Fifth, after the workshops, I had to process the data. This was a nightmare that lasted about 1 month and a half. The orignal data consisted of 120 hand-written surveys with information from the number of people in the house to the number of cokes consumed in a week. I had to swive through these, make sense of the data, and present my findings to my superiors. Here, MS Excel became my best friend. I seperated the data by municipalitiy, then by household, and finally by day. I crossed the separation points with weight of each material generated. In the end, I had the amount of kg/person/day generated for each household. Now for the extrapolation. I created a summary sheet for my collegauges with the findings seperated their location: city center, suburbs, or rural. I also tallied up the totals per commune. After all of that, I processed the data on what people did with their waste.
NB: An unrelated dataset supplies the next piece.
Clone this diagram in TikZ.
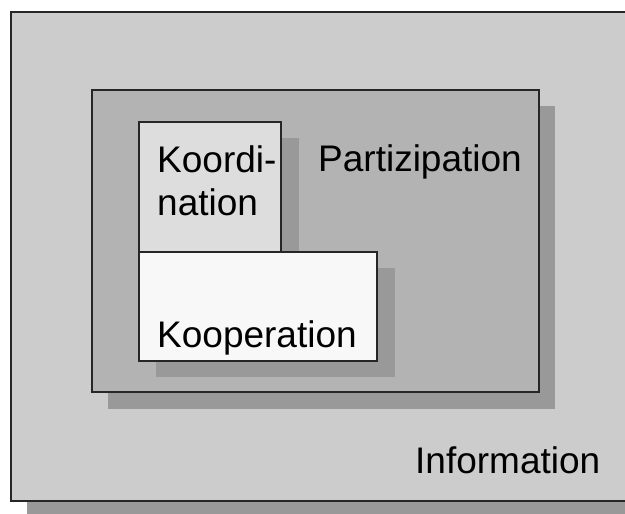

Of course, the data had to be presented to my collegues in a brief manner. So I wrote a brief of what I learned about residential SWM in the communes and the main calculation results. From reading surveys to spending nights with excel the task was engaging in the least.

Through that process, I acquired and enhanced some solid skills. (1) Research skills to situate myself in the local context. (2) Planning the workshop with relevant actors. (3) Workshop facilitating and community training on solid waste management skills. (4) Presentation skills. (5) Data collecting, processing, and analyzing with excel. (6) Writing skills for reports, briefs, etc.

Lessons learnt are fairly straightforward here: communication, information sharing, and details are CRUCIAL at all times. Communicating details is probably more accurate in the case of example. A great tip my colleague told me after my communication fiasco is when communicating something to anyone for any reason “think about your audience”, she said: who are they, how do they spend their days, what do they like, how much information can they retain at once, what do they know already about the topic, etc. Since she has done a million of these workshops around the world, I intently listened and scribbled the golden words on my notepad. In the end, you won’t be right all the time, but your thoughts can improve your communication outcomes.

By the way, if you were wondering, our calculations reported…. drum roll please…. an average of 0.5kg/person/day produced in the region. Not, bad; not bad at all.